Robert Kerwin, born to Irish immigrants Thomas Kerwin and Elizabeth O’Driscoll in Quincy, Massachusetts, passed away peacefully at home in Dallas, Texas on July 26, 2024. Bob grew up the youngest of four children near Wollaston Beach, attended North Quincy High School and went on to study chemistry at Boston College. While pursuing his master’s in science from MIT, he met the love of his life and bride of 63 years, Marianne Claire Maguire, who earned her own master’s degree in mathematics. He always claimed the absence of a heater in his broken down car was key to his early courtship on their daily commutes to Cambridge. Upon graduation, they moved to Pittsburgh, Pennsylvania where Bob completed his Ph.D. in Chemistry at the University of Pittsburgh and began their family with two sons, Colin and Kevin.
Upon accepting a job at the prestigious Bell Laboratories in Murray Hill, they moved into a small English Tudor in beautiful Westfield, New Jersey where they made a loving home for over fifty years. Bob’s boys thought he worked in a magical fun house full of mad scientists, sound proof rooms, high speed strobe lights and lasers, powerful microscopes, telescopes and even early computers that you could talk with over your phone line from home.
For his part, Bob was an early pioneer in semiconductors and is celebrated for his invention of the self-aligned silicon-gate process in 1966, a manufacturing technique that allowed for the reliable miniaturization and very large scale integration of transistors on silicon and is still used today in the fabrication of almost every computer chip made in the world. In total, Bob held fifteen patents on microelectronics materials and processes. He was a Bell Laboratories Fellow, and a Fellow of the American Institute of Chemists.

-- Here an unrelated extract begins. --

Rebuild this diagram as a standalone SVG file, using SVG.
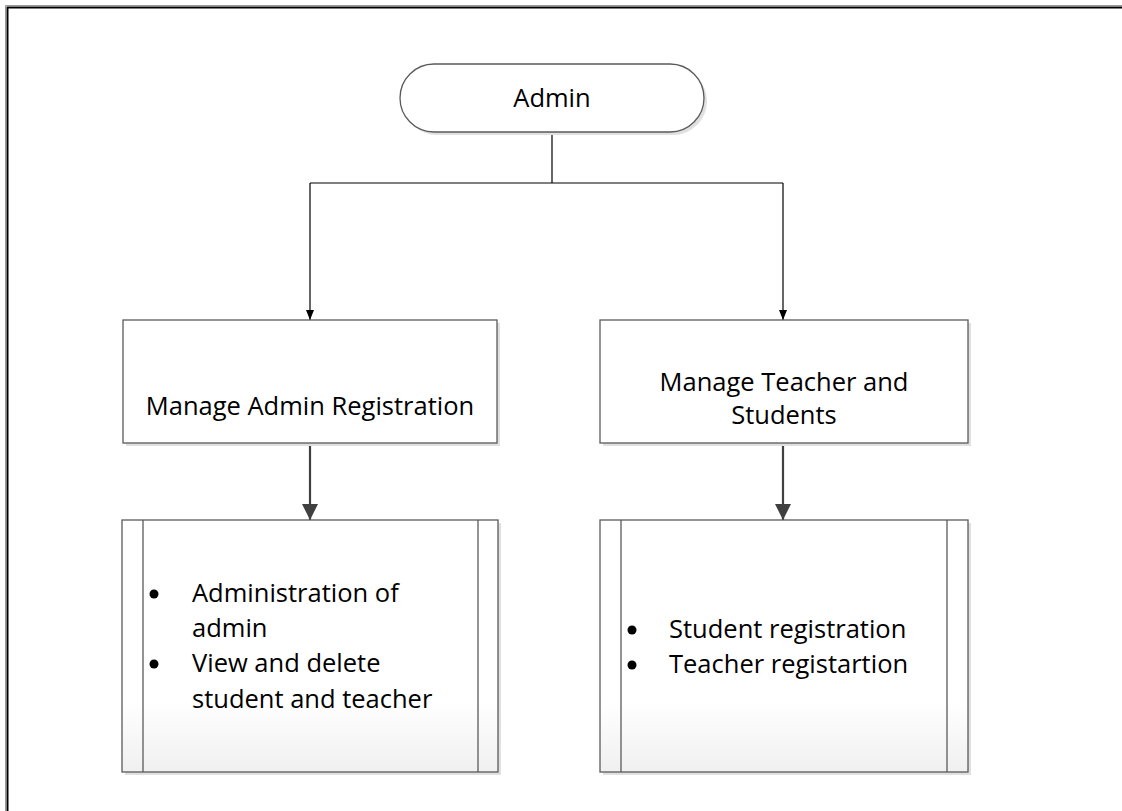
<svg xmlns="http://www.w3.org/2000/svg" width="1122" height="811" viewBox="0 0 1122 811">
<style>
text{font-family:"Open Sans","Liberation Sans",sans-serif;font-size:25.5px;fill:#000}
.box{fill:#fff;stroke:#5a5a5a;stroke-width:1.3}
.gbox{fill:url(#g);stroke:#5a5a5a;stroke-width:1.3}
.shadow{fill:#e0e0e0}
.thin{stroke:#000;stroke-width:1.2;fill:none}
.thick{stroke:#404040;stroke-width:2.2;fill:none}
.inner{stroke:#5a5a5a;stroke-width:1.3}
.c{text-anchor:middle}
</style>
<defs>
<linearGradient id="g" x1="0" y1="0" x2="0" y2="1">
<stop offset="0.72" stop-color="#ffffff"/>
<stop offset="1" stop-color="#f0f0f0"/>
</linearGradient>
<marker id="small" markerWidth="10" markerHeight="8" refX="10" refY="4" orient="auto" markerUnits="userSpaceOnUse" viewBox="0 0 10 8">
<path d="M0,0 L10,4 L0,8 Z" fill="#000"/>
</marker>
<marker id="big" markerWidth="16" markerHeight="16" refX="16" refY="8" orient="auto" markerUnits="userSpaceOnUse" viewBox="0 0 16 16">
<path d="M0,0 L16,8 L0,16 Z" fill="#404040"/>
</marker>
</defs>
<rect width="1122" height="811" fill="#fff"/>
<path d="M5.5,811 V5.5 H1122" fill="none" stroke="#999" stroke-width="1"/>
<path d="M7.5,811 V7.5 H1122" fill="none" stroke="#000" stroke-width="2"/>

<g id="connectors">
<path class="thin" d="M552,132 V183"/>
<path class="thin" d="M310,183 H783"/>
<path class="thin" d="M310,183 V320" marker-end="url(#small)"/>
<path class="thin" d="M783,183 V320" marker-end="url(#small)"/>
<path class="thick" d="M310,443 V520" marker-end="url(#big)"/>
<path class="thick" d="M783,443 V520" marker-end="url(#big)"/>
</g>

<g id="admin">
<rect class="shadow" x="403" y="67" width="304" height="68" rx="34"/>
<rect class="box" x="400" y="64" width="304" height="68" rx="34"/>
<text class="c" x="552" y="107">Admin</text>
</g>

<g id="manage-admin">
<rect class="shadow" x="126" y="323" width="374" height="123"/>
<rect class="box" x="123" y="320" width="374" height="123"/>
<text class="c" x="310" y="415">Manage Admin Registration</text>
</g>

<g id="manage-teacher">
<rect class="shadow" x="603" y="323" width="368" height="123"/>
<rect class="box" x="600" y="320" width="368" height="123"/>
<text class="c" x="784" y="391">Manage Teacher and</text>
<text class="c" x="784" y="424">Students</text>
</g>

<g id="admin-tasks">
<rect class="shadow" x="125" y="523" width="376" height="252"/>
<rect class="gbox" x="122" y="520" width="376" height="252"/>
<line class="inner" x1="143" y1="520" x2="143" y2="772"/>
<line class="inner" x1="478" y1="520" x2="478" y2="772"/>
<circle cx="154" cy="594" r="4.5"/>
<text x="192" y="602">Administration of</text>
<text x="192" y="637">admin</text>
<circle cx="154" cy="664" r="4.5"/>
<text x="192" y="672">View and delete</text>
<text x="192" y="708">student and teacher</text>
</g>

<g id="teacher-tasks">
<rect class="shadow" x="603" y="523" width="368" height="252"/>
<rect class="gbox" x="600" y="520" width="368" height="252"/>
<line class="inner" x1="621" y1="520" x2="621" y2="772"/>
<line class="inner" x1="947" y1="520" x2="947" y2="772"/>
<circle cx="632" cy="630" r="4.5"/>
<text x="669" y="638">Student registration</text>
<circle cx="632" cy="665" r="4.5"/>
<text x="669" y="673">Teacher registartion</text>
</g>
</svg>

In 1994 he received the Jack A. Morton Award from the Institute of Electrical and Electronics Engineers “For Outstanding Contributions in the Field of Solid State Devices”, and was inducted into the New Jersey Inventors Hall of Fame that same year “For Extraordinary Contributions to the Advancement of Knowledge and Human Welfare”.

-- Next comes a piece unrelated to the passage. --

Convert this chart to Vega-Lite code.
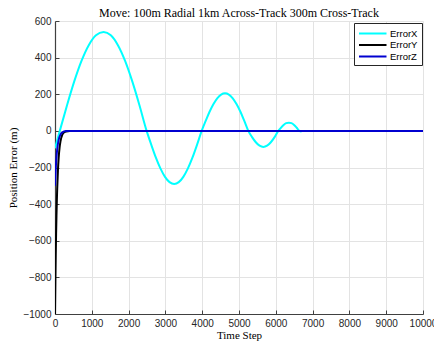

While not working, Bob was a prolific reader and NY Times crossword puzzler. He had a deep appreciation for Irish poetry and music, kept in close touch with his ancestral roots in Ireland and loved vacationing in Chatham, Massachusetts. Above all, Bob was a devoted husband and father who cherished every moment spent with his loved ones. A family cross country camping trip in a wood paneled station wagon, seeing the wonder in his boys eyes after “hiding” an AMF Sunfish under the Christmas tree, or laughing with close friends while on Elderhostel trips throughout Europe to name just a few. He will be remembered as a wise, compassionate and kind man whose legacy will live on through his family and his contributions to science. As if on cue, his youngest grandson plans to matriculate at Boston College next month and study chemistry.
Bob was preceded in death by his father Thomas and mother Elizabeth, his brothers Thomas and William, his sister Elizabeth, his wife Marianne and granddaughter Ann Kathryn. He is survived by his two sons, Colin (Barbara) and Kevin (Katy), as well as his five grandchildren Daniel, Colleen (Max), Braden, Erin, and Luke and one great granddaughter, Quincy.
In lieu of flowers, please send memorials to the Ann Kathryn Kerwin Fund at Emmanuel College, 400 The Fenway, Boston, Massachusetts, 02115. Bob will be interred at the Mount Wollaston cemetery next to his wife Marianne and parents Thomas and Elizabeth in a private family service.